The idea of maximising profits solely for the purpose of benefitting shareholders is, to Ulukaya, “the dumbest thing I’ve heard in my entire life.”

While Chobani is, by the numbers, an incredibly successful company, it’s not a traditional one, and Ulukaya is not a traditional CEO.

From the outset, he’s prioritised hiring refugees and paying above-average wages, while offering benefits like comprehensive parental leave. What prompted Ulukaya, after all, to purchase the Kraft yogurt that was shutting down, was meeting the people who worked there.

“The company wasn’t giving up on yogurt, it was giving up on them, as if they weren’t worth it,” Ulukaya said. “I was so angry at the CEO far away, in a tower somewhere, looking at a spreadsheet and closing the factory.

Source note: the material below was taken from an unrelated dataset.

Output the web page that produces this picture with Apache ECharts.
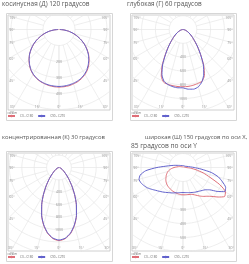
<!DOCTYPE html>
<html>
<head>
<meta charset="utf-8">
<script src="https://cdn.jsdelivr.net/npm/echarts@6/dist/echarts.min.js"></script>
<style>
html, body { margin: 0; padding: 0; background: #fff; }
#chart { width: 249px; height: 264px; }
</style>
</head>
<body>
<div id="chart"></div>
<script>
// углы от надира, градусы
var gamma = [0, 5, 10, 15, 20, 25, 30, 35, 40, 45, 50, 55, 60, 65, 70, 75, 80, 85, 90];
var gammaWide = gamma.concat([105, 120, 150, 180]);

// косинусная (Д) 120
var cosC180 = [360, 359, 356, 351, 345, 336, 324, 308, 288, 265, 240, 212, 182, 152, 120, 90, 60, 30, 4];
var cosC0 = [360, 359, 357, 352, 346, 337, 325, 309, 289, 266, 241, 213, 183, 152, 121, 90, 60, 31, 4];
var cosC270 = [356, 355, 353, 349, 343, 334, 322, 306, 286, 264, 240, 212, 184, 153, 122, 92, 62, 32, 5];
var cosC90 = [356, 355, 352, 348, 342, 333, 321, 305, 285, 263, 239, 211, 183, 152, 121, 91, 61, 31, 5];

// глубокая (Г) 60
var deepC180 = [830, 830, 828, 824, 815, 745, 605, 450, 333, 243, 182, 136, 101, 72, 50, 32, 18, 8, 2];
var deepC0 = [830, 828, 822, 812, 800, 735, 600, 445, 330, 240, 180, 135, 100, 71, 49, 31, 17, 8, 2];
var deepC270 = [845, 848, 842, 828, 800, 722, 592, 442, 332, 245, 185, 138, 102, 74, 50, 32, 18, 8, 2];
var deepC90 = [848, 868, 878, 860, 805, 712, 590, 445, 333, 244, 184, 137, 101, 73, 50, 32, 18, 8, 2];

// концентрированная (К) 30
var concC180 = [1180, 1150, 1075, 960, 820, 660, 500, 360, 250, 170, 115, 80, 55, 38, 25, 15, 8, 3, 0];
var concC0 = [1180, 1152, 1080, 965, 825, 662, 500, 358, 248, 168, 114, 79, 54, 37, 24, 15, 8, 3, 0];
var concC270 = [1170, 1142, 1068, 955, 818, 660, 502, 362, 252, 172, 116, 80, 55, 38, 25, 15, 8, 3, 0];
var concC90 = [1170, 1145, 1072, 958, 822, 664, 504, 362, 251, 170, 115, 80, 55, 38, 25, 15, 8, 3, 0];

// широкая (Ш) 150 / 85
var wideC180 = [195, 194, 192, 189, 186, 183, 179, 175, 171, 165, 158, 150, 140, 132, 122, 112, 98, 82, 64, 25, 10, 5, 4];
var wideC0 = [195, 195, 196, 199, 205, 218, 235, 252, 268, 292, 328, 362, 350, 290, 205, 150, 95, 55, 22, 10, 6, 4, 4];
var wideC270 = [179, 180, 183, 187, 193, 200, 207, 217, 228, 240, 254, 272, 292, 307, 320, 325, 310, 268, 186, 60, 30, 16, 14];
var wideC90 = [179, 180, 182, 186, 190, 195, 200, 206, 214, 225, 248, 298, 345, 336, 300, 262, 205, 130, 80, 30, 18, 14, 14];

var sideAngles = [105, 90, 75, 60, 45];
var bottomAngles = [30, 15, 0];
var ringStep = [100, 200, 200, 100];
var ringLabels = [[200, 300, 400], [400, 600, 800, 1000], [400, 600, 800, 1000], [300, 400, 500]];
var seriesNames = ['C0 - C180', 'C90 - C270'];
var unitText = 'cd/klm';

var chart = echarts.init(document.getElementById('chart'));

var font = 'Open Sans';
var red = '#df6f78';
var blue = '#6262cc';

var panels = [
  { frame: [6, 13, 106, 107], scale: 0.16, angles: gamma, curves: [[cosC180, cosC0], [cosC270, cosC90]] },
  { frame: [130, 13, 106, 107], scale: 0.069, angles: gamma, curves: [[deepC180, deepC0], [deepC270, deepC90]] },
  { frame: [6, 151, 106, 110], scale: 0.062, angles: gamma, curves: [[concC180, concC0], [concC270, concC90]] },
  { frame: [130, 151, 106, 110], scale: 0.14, angles: gammaWide, curves: [[wideC180, wideC0], [wideC270, wideC90]] }
];

var titles = [
  { text: 'косинусная (Д) 120 градусов', left: 2, top: 1.5, size: 6.4 },
  { text: 'глубокая (Г) 60 градусов', left: 127, top: 1.5, size: 6.4 },
  { text: 'концентрированная (К) 30 градусов', left: 2, top: 134.5, size: 5.9 },
  { text: 'широкая (Ш) 150 градусов по оси X,', left: 145, top: 134.5, size: 5.9 },
  { text: '85 градусов по оси Y', left: 131, top: 142.5, size: 6.6 }
];

function rad(a) { return a * Math.PI / 180; }

function curve(angles, leftVals, rightVals) {
  var pts = [];
  for (var i = angles.length - 1; i >= 0; i--) {
    pts.push([-leftVals[i] * Math.sin(rad(angles[i])), -leftVals[i] * Math.cos(rad(angles[i]))]);
  }
  for (var j = 0; j < angles.length; j++) {
    pts.push([rightVals[j] * Math.sin(rad(angles[j])), -rightVals[j] * Math.cos(rad(angles[j]))]);
  }
  return pts;
}

var grids = [], xAxes = [], yAxes = [], series = [], legends = [];
var titleList = titles.map(function (t) {
  return { text: t.text, left: t.left, top: t.top, padding: 0,
    textStyle: { fontSize: t.size, fontWeight: 'normal', color: '#555', fontFamily: font } };
});
var graphics = [];

panels.forEach(function (p, i) {
  var fx = p.frame[0], fy = p.frame[1], fw = p.frame[2], fh = p.frame[3];
  var left = fx + 2, top = fy + 2, width = fw - 4, height = fh - 12;
  var ox = left + width / 2, oy = top + 14.5;
  var s = p.scale;
  var xmin = -(ox - left) / s, xmax = (left + width - ox) / s;
  var ymax = (oy - top) / s, ymin = -(top + height - oy) / s;
  var step = ringStep[i];

  graphics.push({ type: 'rect', shape: { x: fx + 0.5, y: fy + 0.5, width: fw, height: fh },
    style: { fill: 'none', stroke: '#d6d6d6', lineWidth: 1 }, silent: true });

  grids.push({ left: left, top: top, width: width, height: height, show: true,
    borderColor: '#c4c4c4', borderWidth: 0.8 });
  xAxes.push({ type: 'value', gridIndex: i, min: xmin, max: xmax, show: false });
  yAxes.push({ type: 'value', gridIndex: i, min: ymin, max: ymax, show: false });

  // сетка: кольца и лучи
  var rmax = Math.sqrt(Math.pow(Math.max(-xmin, xmax), 2) + ymin * ymin);
  var n = Math.ceil(rmax / step);
  var net = [];
  for (var k = 1; k <= n; k++) {
    var R = k * step;
    for (var a = 0; a <= 360; a += 3) {
      net.push([R * Math.sin(rad(a)), R * Math.cos(rad(a))]);
    }
    net.push(['-', '-']);
  }
  for (var b = 0; b <= 180; b += 15) {
    [-1, 1].forEach(function (side) {
      net.push([side * step * Math.sin(rad(b)), -step * Math.cos(rad(b))]);
      net.push([side * rmax * Math.sin(rad(b)), -rmax * Math.cos(rad(b))]);
      net.push(['-', '-']);
    });
  }
  series.push({ type: 'line', xAxisIndex: i, yAxisIndex: i, data: net, symbol: 'none',
    lineStyle: { color: '#e6e6e6', width: 0.7 }, silent: true, z: 1, animation: false });

  // кривые
  [red, blue].forEach(function (c, m) {
    series.push({ type: 'line', name: seriesNames[m], xAxisIndex: i, yAxisIndex: i,
      data: curve(p.angles, p.curves[m][0], p.curves[m][1]), smooth: 0.2, symbol: 'none',
      lineStyle: { color: c, width: 1 }, itemStyle: { color: c }, z: 3 + m, animation: false });
  });

  // подписи
  var lab = [];
  var px = 1 / s;
  sideAngles.forEach(function (a) {
    var yl = xmin / Math.tan(rad(a));
    yl = Math.min(Math.max(yl, ymin + 3 * px), ymax - 2.5 * px);
    lab.push({ value: [xmin + 1.2 * px, yl], name: a + '°', label: { align: 'left' } });
    lab.push({ value: [xmax - 1.2 * px, yl], name: a + '°', label: { align: 'right' } });
  });
  bottomAngles.forEach(function (a) {
    var xb = -ymin * Math.tan(rad(a));
    lab.push({ value: [-xb, ymin + 3 * px], name: a + '°', label: { align: 'center' } });
    if (a > 0) lab.push({ value: [xb, ymin + 3 * px], name: a + '°', label: { align: 'center' } });
  });
  ringLabels[i].forEach(function (v) {
    lab.push({ value: [0, -v], name: String(v), label: { align: 'center' } });
  });
  series.push({ type: 'scatter', xAxisIndex: i, yAxisIndex: i, data: lab, symbolSize: 0.1,
    itemStyle: { color: 'transparent' }, silent: true, z: 6, animation: false,
    label: { show: true, position: 'inside', formatter: '{b}', fontSize: 3.5, color: '#777',
      fontFamily: font, verticalAlign: 'middle' } });

  // легенда
  titleList.push({ text: unitText, left: fx + 1.5, top: top + height + 1.5, padding: 0,
    textStyle: { fontSize: 3, fontWeight: 'normal', color: '#666', fontFamily: font } });
  legends.push({ left: fx + 1, top: top + height + 4.5, padding: 0, itemWidth: 7, itemHeight: 3,
    itemGap: 4, selectedMode: false, data: seriesNames,
    textStyle: { fontSize: 3, color: '#666', fontFamily: font } });
});

chart.setOption({
  backgroundColor: '#fff',
  animation: false,
  title: titleList,
  legend: legends,
  grid: grids,
  xAxis: xAxes,
  yAxis: yAxes,
  series: series,
  graphic: graphics
});
</script>
</body>
</html>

Spreadsheets are lazy: They don’t tell you about people, they don’t tell you about communities,” he said. “But unfortunately, this is how too many businesses are run today.”

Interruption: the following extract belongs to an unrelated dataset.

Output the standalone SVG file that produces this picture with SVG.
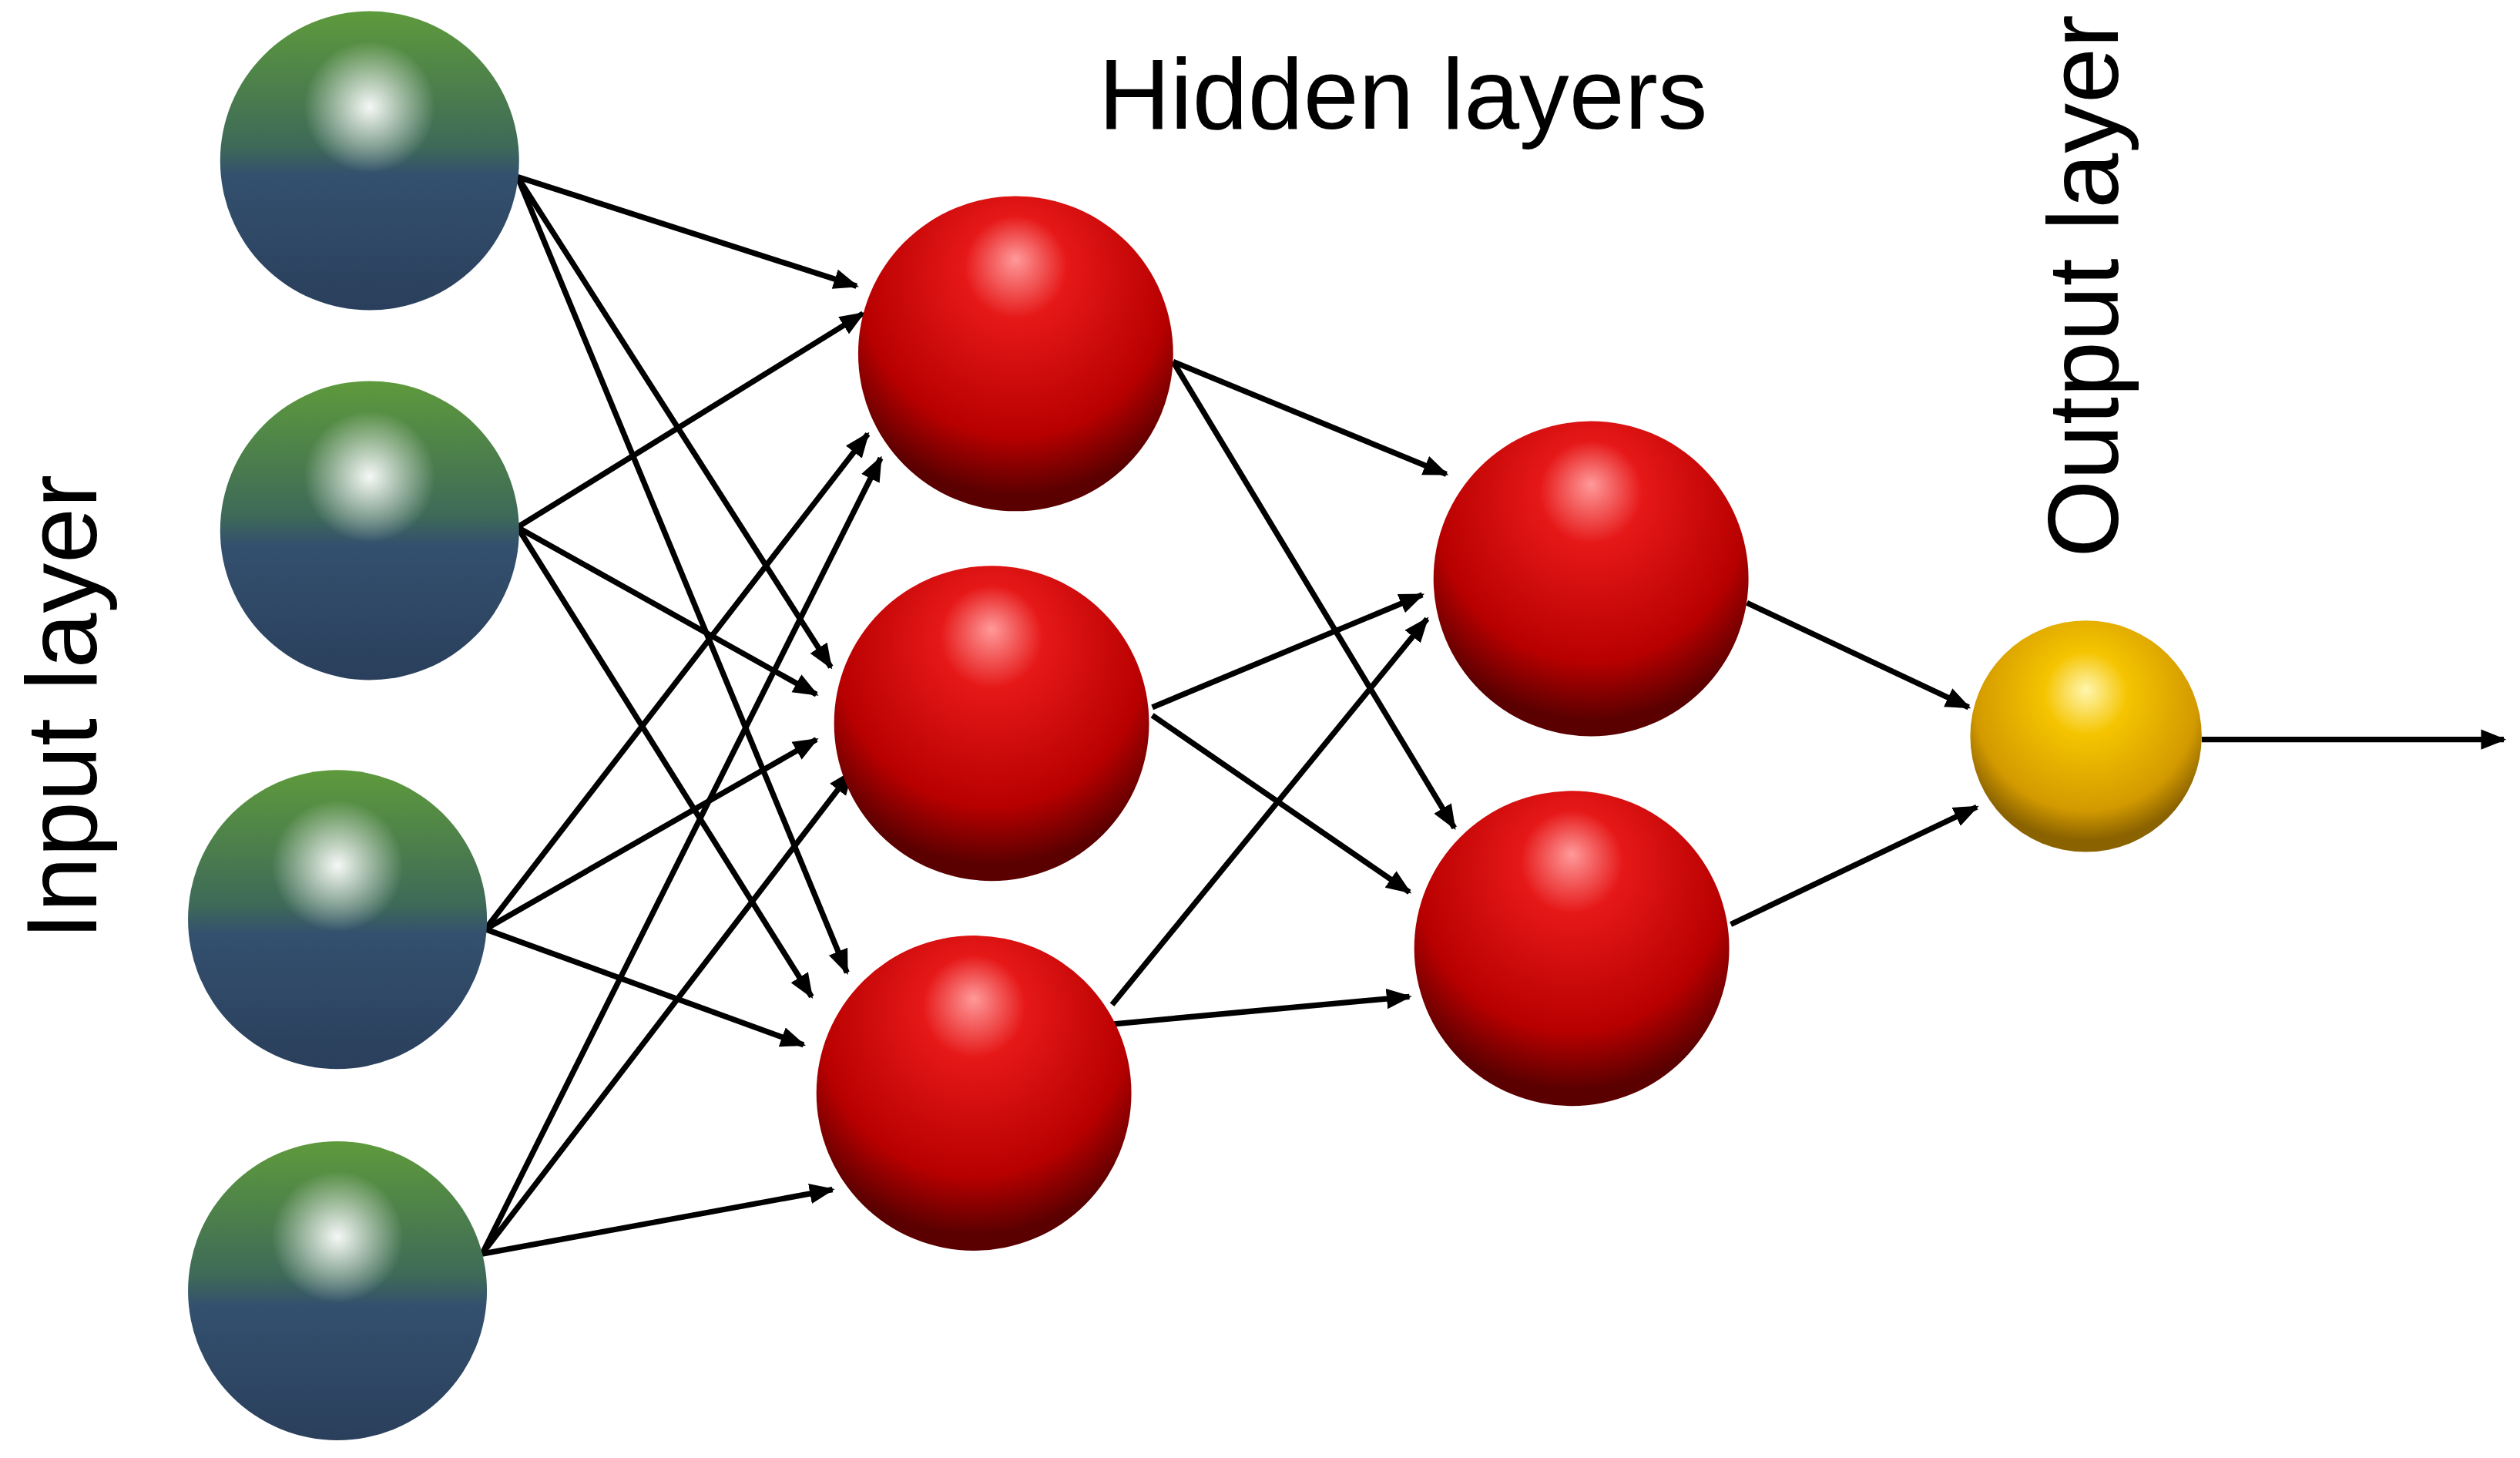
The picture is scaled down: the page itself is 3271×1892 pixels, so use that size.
<svg xmlns="http://www.w3.org/2000/svg" width="3271" height="1892" viewBox="0 0 3271 1892">
<defs>
<linearGradient id="gb" x1="0" y1="0" x2="0" y2="1">
<stop offset="0" stop-color="#5e9a3c"/><stop offset="0.45" stop-color="#3e6a58"/><stop offset="0.55" stop-color="#33506e"/><stop offset="1" stop-color="#2a3f5c"/></linearGradient>
<radialGradient id="gh" cx="0.5" cy="0.32" r="0.22"><stop offset="0" stop-color="#ffffff" stop-opacity="0.95"/><stop offset="1" stop-color="#ffffff" stop-opacity="0"/></radialGradient>
<radialGradient id="red" cx="0.5" cy="0.3" r="0.65" fx="0.5" fy="0.2"><stop offset="0" stop-color="#ff9a9a"/><stop offset="0.25" stop-color="#e61818"/><stop offset="0.75" stop-color="#b80000"/><stop offset="1" stop-color="#5a0000"/></radialGradient>
<radialGradient id="yel" cx="0.5" cy="0.35" r="0.6" fx="0.5" fy="0.3"><stop offset="0" stop-color="#fff6b0"/><stop offset="0.3" stop-color="#f5c400"/><stop offset="0.8" stop-color="#d39a00"/><stop offset="1" stop-color="#8a6200"/></radialGradient>
<marker id="ah" viewBox="0 0 10 10" refX="9" refY="5" markerWidth="4.5" markerHeight="4.5" orient="auto"><path d="M0,1 L10,5 L0,9 z" fill="#000"/></marker>
<style>.e{stroke:#000;stroke-width:3.5;fill:none;marker-end:url(#ah)} .t{font-family:"Liberation Sans",Arial,sans-serif;font-size:62px;fill:#000}</style>
</defs>
<rect width="3271" height="1892" fill="#fff"/>
<g transform="scale(2.086)">
<g id="connectors">
<line class="e" x1="322" y1="110" x2="533" y2="178"/>
<line class="e" x1="322" y1="110" x2="517" y2="415"/>
<line class="e" x1="322" y1="110" x2="527" y2="605"/>
<line class="e" x1="322" y1="328" x2="537" y2="195"/>
<line class="e" x1="322" y1="328" x2="508" y2="432"/>
<line class="e" x1="322" y1="328" x2="505" y2="620"/>
<line class="e" x1="302" y1="578" x2="540" y2="270"/>
<line class="e" x1="302" y1="578" x2="508" y2="460"/>
<line class="e" x1="302" y1="578" x2="500" y2="650"/>
<line class="e" x1="300" y1="780" x2="548" y2="285"/>
<line class="e" x1="300" y1="780" x2="530" y2="480"/>
<line class="e" x1="300" y1="780" x2="518" y2="740"/>
<line class="e" x1="730" y1="225" x2="900" y2="295"/>
<line class="e" x1="730" y1="225" x2="905" y2="515"/>
<line class="e" x1="717" y1="440" x2="885" y2="370"/>
<line class="e" x1="717" y1="445" x2="877" y2="555"/>
<line class="e" x1="692" y1="625" x2="888" y2="385"/>
<line class="e" x1="693" y1="637" x2="877" y2="620"/>
<line class="e" x1="1087" y1="375" x2="1225" y2="440"/>
<line class="e" x1="1077" y1="575" x2="1230" y2="502"/>
<line class="e" x1="1370" y1="460" x2="1558" y2="460"/>
</g>
<g id="in1"><circle cx="230" cy="100" r="93" fill="url(#gb)"/><circle cx="230" cy="100" r="93" fill="url(#gh)"/></g>
<g id="in2"><circle cx="230" cy="330" r="93" fill="url(#gb)"/><circle cx="230" cy="330" r="93" fill="url(#gh)"/></g>
<g id="in3"><circle cx="210" cy="572" r="93" fill="url(#gb)"/><circle cx="210" cy="572" r="93" fill="url(#gh)"/></g>
<g id="in4"><circle cx="210" cy="803" r="93" fill="url(#gb)"/><circle cx="210" cy="803" r="93" fill="url(#gh)"/></g>
<g id="h1"><circle cx="632" cy="220" r="98" fill="url(#red)"/></g>
<g id="h2"><circle cx="617" cy="450" r="98" fill="url(#red)"/></g>
<g id="h3"><circle cx="606" cy="680" r="98" fill="url(#red)"/></g>
<g id="j1"><circle cx="990" cy="360" r="98" fill="url(#red)"/></g>
<g id="j2"><circle cx="978" cy="590" r="98" fill="url(#red)"/></g>
<g id="out"><circle cx="1298" cy="458" r="72" fill="url(#yel)"/></g>
<text class="t" x="873" y="80" text-anchor="middle">Hidden layers</text>
<text class="t" transform="translate(60,440) rotate(-90)" text-anchor="middle">Input layer</text>
<text class="t" transform="translate(1318,178) rotate(-90)" text-anchor="middle">Output layer</text>
</g>
</svg>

Here are his four secrets to how the Turkish immigrant turned Chobani into the most successful yogurt brand in recent times.

1. Be grateful to your employees.

“Don’t worry about your shareholders, but your employees.”

His take is like Richard Branson’s: “Take care of your employees and your employees will want to take care of your customers.” For Ulukaya, he gave a share of the company to his 2,000 employees.

According to him, people thought he was insane. But Ulukaya knew that the investment in his company would give a serious return–and an intense loyalty.

2. Respect the community.

“The biggest businesses today ask, ‘What kind of tax breaks can you give to us?” when, in reality, we should go to the community and ask, ‘What we can do for them?'”

For the second major Chobani factory, Ulukaya asked the local community what support they needed. In his words, Chobani asked for permission. The company then trained locals to create yogurt and strategically helped build up the economy in a way that empowered locals.

3. Take responsibility.

“Don’t stay out of politics, but you must pick a side.”

Ulukaya is a well-known advocate of immigrant support–30 percent of Chobani’s employees are immigrants. He considers this decision not only personal, since he is from Turkey, but also political, as he believes in supporting new Americans.

“Business, not government, will be the main social change agent in the world,” he said.

4. Be accountable.

“Today, the CEO reports to the board, but in my opinion, the CEO reports to the consumer.”

For years, Ulukaya put his personal number on each Chobani container. It allowed him to get feedback from those he served. It directly influenced his business decisions, he says, and helped change the direction of the company.

At TED, he said failure to follow these four tenants blocks companies from having sustainable, healthy success. “This is the difference between profit and true value,” he said.